» Exercise directions
Extract the records below word for word and ignore the images.
Rows start
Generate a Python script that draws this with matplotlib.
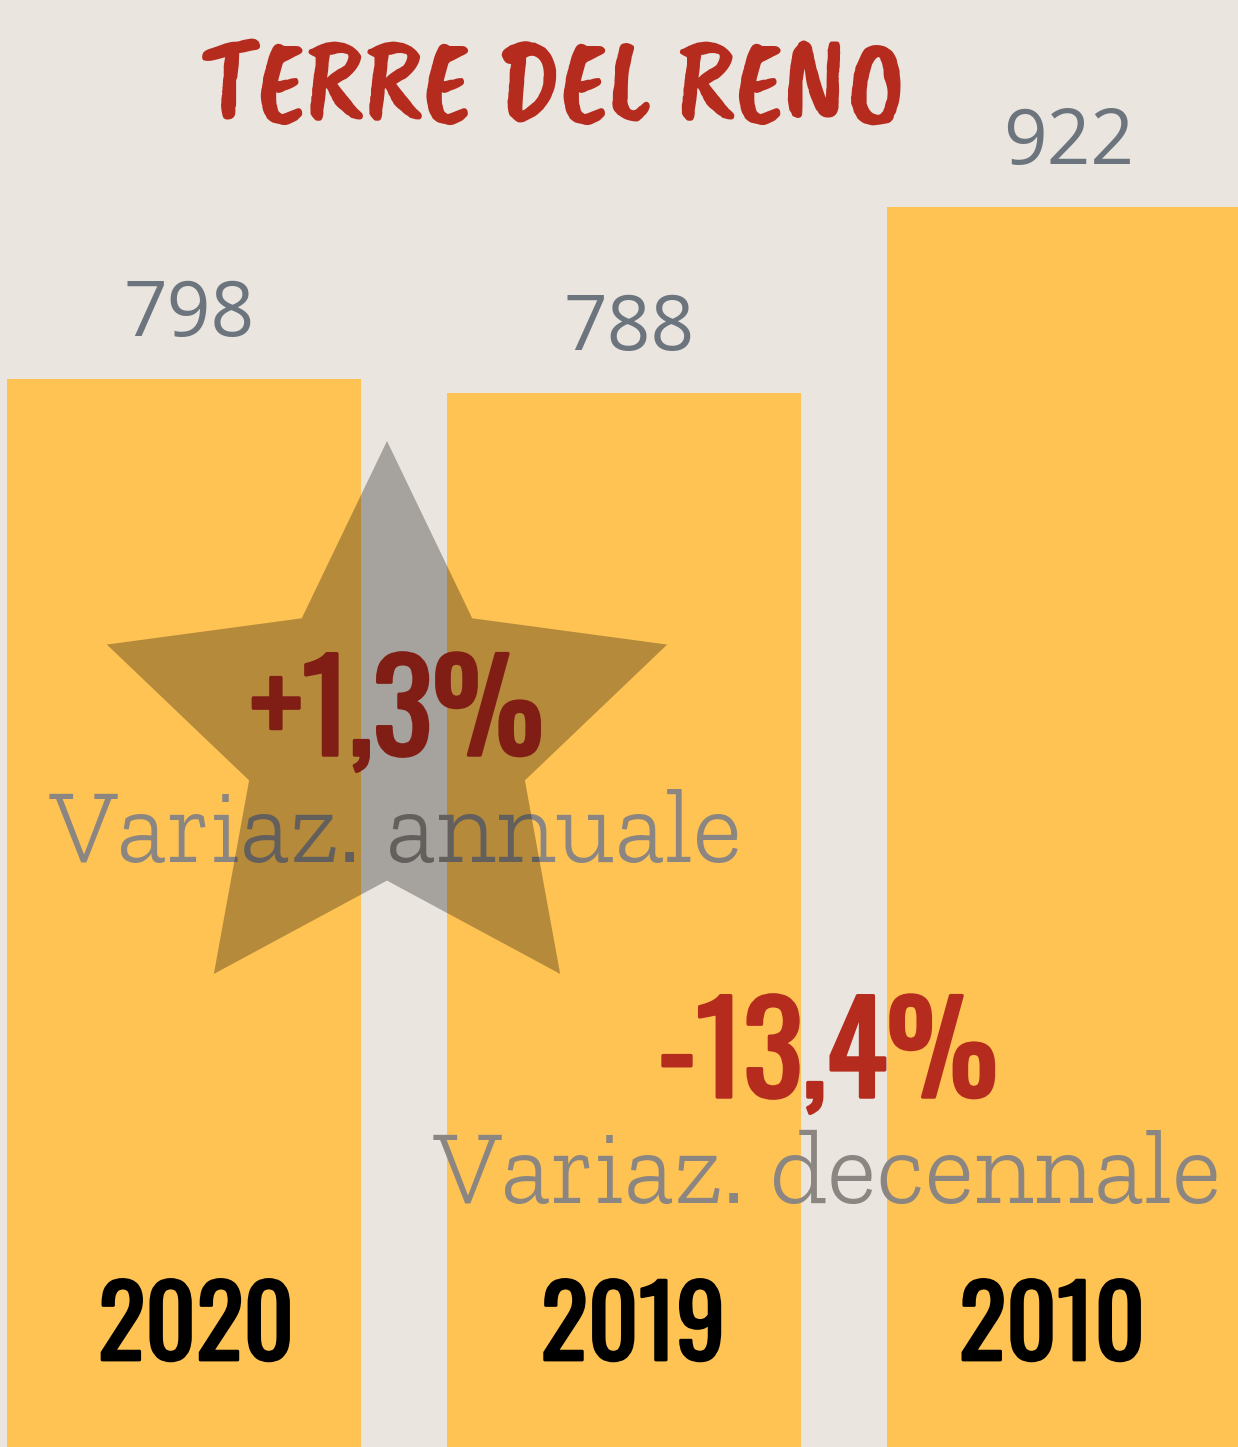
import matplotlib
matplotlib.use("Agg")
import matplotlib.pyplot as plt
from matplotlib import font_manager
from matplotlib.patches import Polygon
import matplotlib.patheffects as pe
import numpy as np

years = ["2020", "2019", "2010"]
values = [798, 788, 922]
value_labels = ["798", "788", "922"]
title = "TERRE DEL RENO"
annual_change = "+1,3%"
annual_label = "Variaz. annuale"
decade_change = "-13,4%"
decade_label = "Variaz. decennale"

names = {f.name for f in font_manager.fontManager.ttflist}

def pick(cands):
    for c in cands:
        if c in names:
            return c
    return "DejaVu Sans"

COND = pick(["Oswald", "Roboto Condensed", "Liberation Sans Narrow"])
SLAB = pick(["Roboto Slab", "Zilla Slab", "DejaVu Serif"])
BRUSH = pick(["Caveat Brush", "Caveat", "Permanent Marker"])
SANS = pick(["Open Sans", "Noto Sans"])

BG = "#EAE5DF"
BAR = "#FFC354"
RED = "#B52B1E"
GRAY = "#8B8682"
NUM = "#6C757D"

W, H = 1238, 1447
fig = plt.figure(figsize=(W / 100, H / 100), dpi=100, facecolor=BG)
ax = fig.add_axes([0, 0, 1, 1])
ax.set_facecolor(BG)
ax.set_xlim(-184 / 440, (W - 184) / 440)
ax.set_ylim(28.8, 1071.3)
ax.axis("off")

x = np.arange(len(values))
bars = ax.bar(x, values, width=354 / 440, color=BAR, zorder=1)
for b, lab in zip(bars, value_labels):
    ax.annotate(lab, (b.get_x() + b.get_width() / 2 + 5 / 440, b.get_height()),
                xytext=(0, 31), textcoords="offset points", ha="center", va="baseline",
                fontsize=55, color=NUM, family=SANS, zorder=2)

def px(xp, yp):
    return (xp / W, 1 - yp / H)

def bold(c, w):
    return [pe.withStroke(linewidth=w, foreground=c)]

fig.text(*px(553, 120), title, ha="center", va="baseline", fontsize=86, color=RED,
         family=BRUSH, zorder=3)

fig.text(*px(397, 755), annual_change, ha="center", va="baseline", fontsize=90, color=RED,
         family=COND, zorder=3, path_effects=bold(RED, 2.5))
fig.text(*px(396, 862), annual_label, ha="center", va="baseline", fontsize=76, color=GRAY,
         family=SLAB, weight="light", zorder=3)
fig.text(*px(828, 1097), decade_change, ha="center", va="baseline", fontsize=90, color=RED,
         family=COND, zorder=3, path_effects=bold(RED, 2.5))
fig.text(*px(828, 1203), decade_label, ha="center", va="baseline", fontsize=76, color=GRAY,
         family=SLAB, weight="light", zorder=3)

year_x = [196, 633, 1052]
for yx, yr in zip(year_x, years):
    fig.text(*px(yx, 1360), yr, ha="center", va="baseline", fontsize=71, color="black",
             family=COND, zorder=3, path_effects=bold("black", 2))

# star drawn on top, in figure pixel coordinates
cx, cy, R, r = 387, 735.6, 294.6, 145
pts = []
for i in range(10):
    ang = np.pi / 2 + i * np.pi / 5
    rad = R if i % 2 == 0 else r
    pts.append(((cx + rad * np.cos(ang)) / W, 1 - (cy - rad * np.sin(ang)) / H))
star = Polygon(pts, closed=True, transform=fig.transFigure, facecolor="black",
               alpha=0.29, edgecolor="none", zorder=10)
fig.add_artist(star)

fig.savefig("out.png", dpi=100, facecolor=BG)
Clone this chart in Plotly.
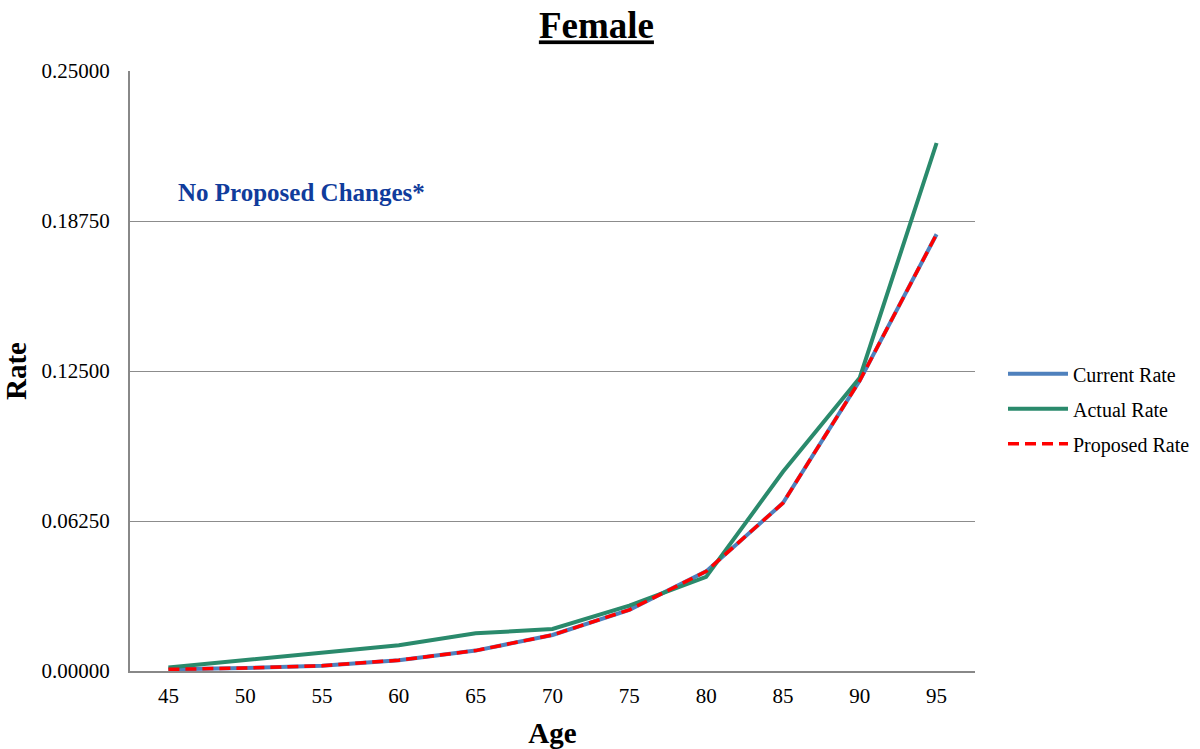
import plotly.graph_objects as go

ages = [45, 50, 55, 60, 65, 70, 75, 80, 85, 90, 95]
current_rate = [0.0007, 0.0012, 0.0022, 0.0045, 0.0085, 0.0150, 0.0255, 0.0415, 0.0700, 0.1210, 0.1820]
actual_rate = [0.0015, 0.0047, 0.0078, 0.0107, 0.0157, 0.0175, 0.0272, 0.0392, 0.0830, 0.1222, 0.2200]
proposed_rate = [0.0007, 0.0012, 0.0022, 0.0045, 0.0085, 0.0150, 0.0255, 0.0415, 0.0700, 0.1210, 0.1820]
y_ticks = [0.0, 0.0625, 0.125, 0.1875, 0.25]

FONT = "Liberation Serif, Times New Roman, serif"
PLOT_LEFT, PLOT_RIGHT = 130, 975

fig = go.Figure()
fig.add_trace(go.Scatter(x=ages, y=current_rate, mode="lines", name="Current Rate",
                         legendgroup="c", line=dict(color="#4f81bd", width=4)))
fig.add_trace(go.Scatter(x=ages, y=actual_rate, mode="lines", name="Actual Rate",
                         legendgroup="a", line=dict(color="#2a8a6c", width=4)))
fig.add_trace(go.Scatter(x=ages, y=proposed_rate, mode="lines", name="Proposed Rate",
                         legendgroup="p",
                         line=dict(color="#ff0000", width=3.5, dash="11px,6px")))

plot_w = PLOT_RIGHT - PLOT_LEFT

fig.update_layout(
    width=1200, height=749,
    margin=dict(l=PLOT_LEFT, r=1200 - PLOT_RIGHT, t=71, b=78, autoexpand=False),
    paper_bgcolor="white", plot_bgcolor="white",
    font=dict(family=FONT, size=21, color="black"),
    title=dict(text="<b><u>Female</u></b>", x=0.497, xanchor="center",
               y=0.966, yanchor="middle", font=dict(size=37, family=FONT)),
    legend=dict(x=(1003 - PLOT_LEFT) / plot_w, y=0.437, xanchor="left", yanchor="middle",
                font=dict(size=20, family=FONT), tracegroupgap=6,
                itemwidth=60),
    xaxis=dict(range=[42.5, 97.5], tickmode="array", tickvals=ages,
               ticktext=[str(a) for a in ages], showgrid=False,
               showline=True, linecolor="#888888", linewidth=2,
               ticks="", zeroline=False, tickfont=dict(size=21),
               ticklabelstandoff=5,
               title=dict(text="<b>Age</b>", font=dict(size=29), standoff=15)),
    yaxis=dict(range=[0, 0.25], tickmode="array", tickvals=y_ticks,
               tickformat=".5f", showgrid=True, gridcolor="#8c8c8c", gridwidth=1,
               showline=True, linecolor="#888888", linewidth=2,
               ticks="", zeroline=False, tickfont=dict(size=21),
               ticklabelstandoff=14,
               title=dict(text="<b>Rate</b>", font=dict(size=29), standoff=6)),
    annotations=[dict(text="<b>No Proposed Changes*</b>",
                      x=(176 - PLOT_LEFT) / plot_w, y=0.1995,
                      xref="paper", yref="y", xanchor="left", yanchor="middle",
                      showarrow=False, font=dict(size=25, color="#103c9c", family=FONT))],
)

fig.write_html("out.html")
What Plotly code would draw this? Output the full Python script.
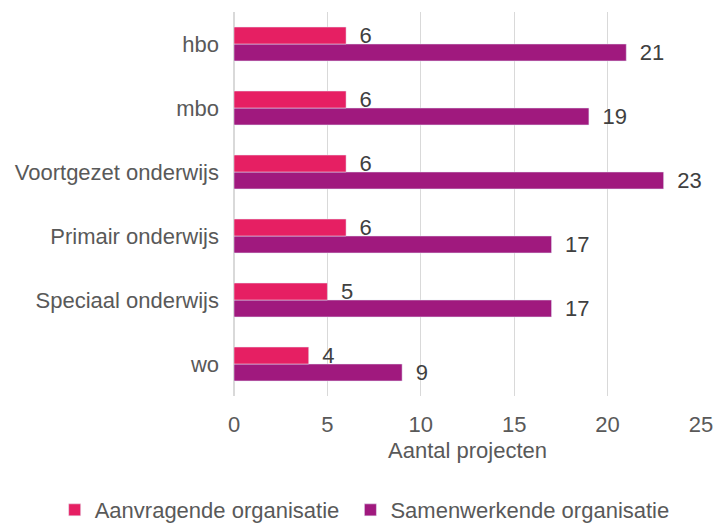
Rows end
» Task answer
Generate a Python script that draws this with matplotlib.
import matplotlib
matplotlib.use("Agg")
import matplotlib.pyplot as plt
from matplotlib import font_manager
from matplotlib.patches import Polygon
import matplotlib.patheffects as pe
import numpy as np

years = ["2020", "2019", "2010"]
values = [798, 788, 922]
value_labels = ["798", "788", "922"]
title = "TERRE DEL RENO"
annual_change = "+1,3%"
annual_label = "Variaz. annuale"
decade_change = "-13,4%"
decade_label = "Variaz. decennale"

names = {f.name for f in font_manager.fontManager.ttflist}

def pick(cands):
    for c in cands:
        if c in names:
            return c
    return "DejaVu Sans"

COND = pick(["Oswald", "Roboto Condensed", "Liberation Sans Narrow"])
SLAB = pick(["Roboto Slab", "Zilla Slab", "DejaVu Serif"])
BRUSH = pick(["Caveat Brush", "Caveat", "Permanent Marker"])
SANS = pick(["Open Sans", "Noto Sans"])

BG = "#EAE5DF"
BAR = "#FFC354"
RED = "#B52B1E"
GRAY = "#8B8682"
NUM = "#6C757D"

W, H = 1238, 1447
fig = plt.figure(figsize=(W / 100, H / 100), dpi=100, facecolor=BG)
ax = fig.add_axes([0, 0, 1, 1])
ax.set_facecolor(BG)
ax.set_xlim(-184 / 440, (W - 184) / 440)
ax.set_ylim(28.8, 1071.3)
ax.axis("off")

x = np.arange(len(values))
bars = ax.bar(x, values, width=354 / 440, color=BAR, zorder=1)
for b, lab in zip(bars, value_labels):
    ax.annotate(lab, (b.get_x() + b.get_width() / 2 + 5 / 440, b.get_height()),
                xytext=(0, 31), textcoords="offset points", ha="center", va="baseline",
                fontsize=55, color=NUM, family=SANS, zorder=2)

def px(xp, yp):
    return (xp / W, 1 - yp / H)

def bold(c, w):
    return [pe.withStroke(linewidth=w, foreground=c)]

fig.text(*px(553, 120), title, ha="center", va="baseline", fontsize=86, color=RED,
         family=BRUSH, zorder=3)

fig.text(*px(397, 755), annual_change, ha="center", va="baseline", fontsize=90, color=RED,
         family=COND, zorder=3, path_effects=bold(RED, 2.5))
fig.text(*px(396, 862), annual_label, ha="center", va="baseline", fontsize=76, color=GRAY,
         family=SLAB, weight="light", zorder=3)
fig.text(*px(828, 1097), decade_change, ha="center", va="baseline", fontsize=90, color=RED,
         family=COND, zorder=3, path_effects=bold(RED, 2.5))
fig.text(*px(828, 1203), decade_label, ha="center", va="baseline", fontsize=76, color=GRAY,
         family=SLAB, weight="light", zorder=3)

year_x = [196, 633, 1052]
for yx, yr in zip(year_x, years):
    fig.text(*px(yx, 1360), yr, ha="center", va="baseline", fontsize=71, color="black",
             family=COND, zorder=3, path_effects=bold("black", 2))

# star drawn on top, in figure pixel coordinates
cx, cy, R, r = 387, 735.6, 294.6, 145
pts = []
for i in range(10):
    ang = np.pi / 2 + i * np.pi / 5
    rad = R if i % 2 == 0 else r
    pts.append(((cx + rad * np.cos(ang)) / W, 1 - (cy - rad * np.sin(ang)) / H))
star = Polygon(pts, closed=True, transform=fig.transFigure, facecolor="black",
               alpha=0.29, edgecolor="none", zorder=10)
fig.add_artist(star)

fig.savefig("out.png", dpi=100, facecolor=BG)
Clone this chart in Plotly.
import plotly.graph_objects as go

ages = [45, 50, 55, 60, 65, 70, 75, 80, 85, 90, 95]
current_rate = [0.0007, 0.0012, 0.0022, 0.0045, 0.0085, 0.0150, 0.0255, 0.0415, 0.0700, 0.1210, 0.1820]
actual_rate = [0.0015, 0.0047, 0.0078, 0.0107, 0.0157, 0.0175, 0.0272, 0.0392, 0.0830, 0.1222, 0.2200]
proposed_rate = [0.0007, 0.0012, 0.0022, 0.0045, 0.0085, 0.0150, 0.0255, 0.0415, 0.0700, 0.1210, 0.1820]
y_ticks = [0.0, 0.0625, 0.125, 0.1875, 0.25]

FONT = "Liberation Serif, Times New Roman, serif"
PLOT_LEFT, PLOT_RIGHT = 130, 975

fig = go.Figure()
fig.add_trace(go.Scatter(x=ages, y=current_rate, mode="lines", name="Current Rate",
                         legendgroup="c", line=dict(color="#4f81bd", width=4)))
fig.add_trace(go.Scatter(x=ages, y=actual_rate, mode="lines", name="Actual Rate",
                         legendgroup="a", line=dict(color="#2a8a6c", width=4)))
fig.add_trace(go.Scatter(x=ages, y=proposed_rate, mode="lines", name="Proposed Rate",
                         legendgroup="p",
                         line=dict(color="#ff0000", width=3.5, dash="11px,6px")))

plot_w = PLOT_RIGHT - PLOT_LEFT

fig.update_layout(
    width=1200, height=749,
    margin=dict(l=PLOT_LEFT, r=1200 - PLOT_RIGHT, t=71, b=78, autoexpand=False),
    paper_bgcolor="white", plot_bgcolor="white",
    font=dict(family=FONT, size=21, color="black"),
    title=dict(text="<b><u>Female</u></b>", x=0.497, xanchor="center",
               y=0.966, yanchor="middle", font=dict(size=37, family=FONT)),
    legend=dict(x=(1003 - PLOT_LEFT) / plot_w, y=0.437, xanchor="left", yanchor="middle",
                font=dict(size=20, family=FONT), tracegroupgap=6,
                itemwidth=60),
    xaxis=dict(range=[42.5, 97.5], tickmode="array", tickvals=ages,
               ticktext=[str(a) for a in ages], showgrid=False,
               showline=True, linecolor="#888888", linewidth=2,
               ticks="", zeroline=False, tickfont=dict(size=21),
               ticklabelstandoff=5,
               title=dict(text="<b>Age</b>", font=dict(size=29), standoff=15)),
    yaxis=dict(range=[0, 0.25], tickmode="array", tickvals=y_ticks,
               tickformat=".5f", showgrid=True, gridcolor="#8c8c8c", gridwidth=1,
               showline=True, linecolor="#888888", linewidth=2,
               ticks="", zeroline=False, tickfont=dict(size=21),
               ticklabelstandoff=14,
               title=dict(text="<b>Rate</b>", font=dict(size=29), standoff=6)),
    annotations=[dict(text="<b>No Proposed Changes*</b>",
                      x=(176 - PLOT_LEFT) / plot_w, y=0.1995,
                      xref="paper", yref="y", xanchor="left", yanchor="middle",
                      showarrow=False, font=dict(size=25, color="#103c9c", family=FONT))],
)

fig.write_html("out.html")
What Plotly code would draw this? Output the full Python script.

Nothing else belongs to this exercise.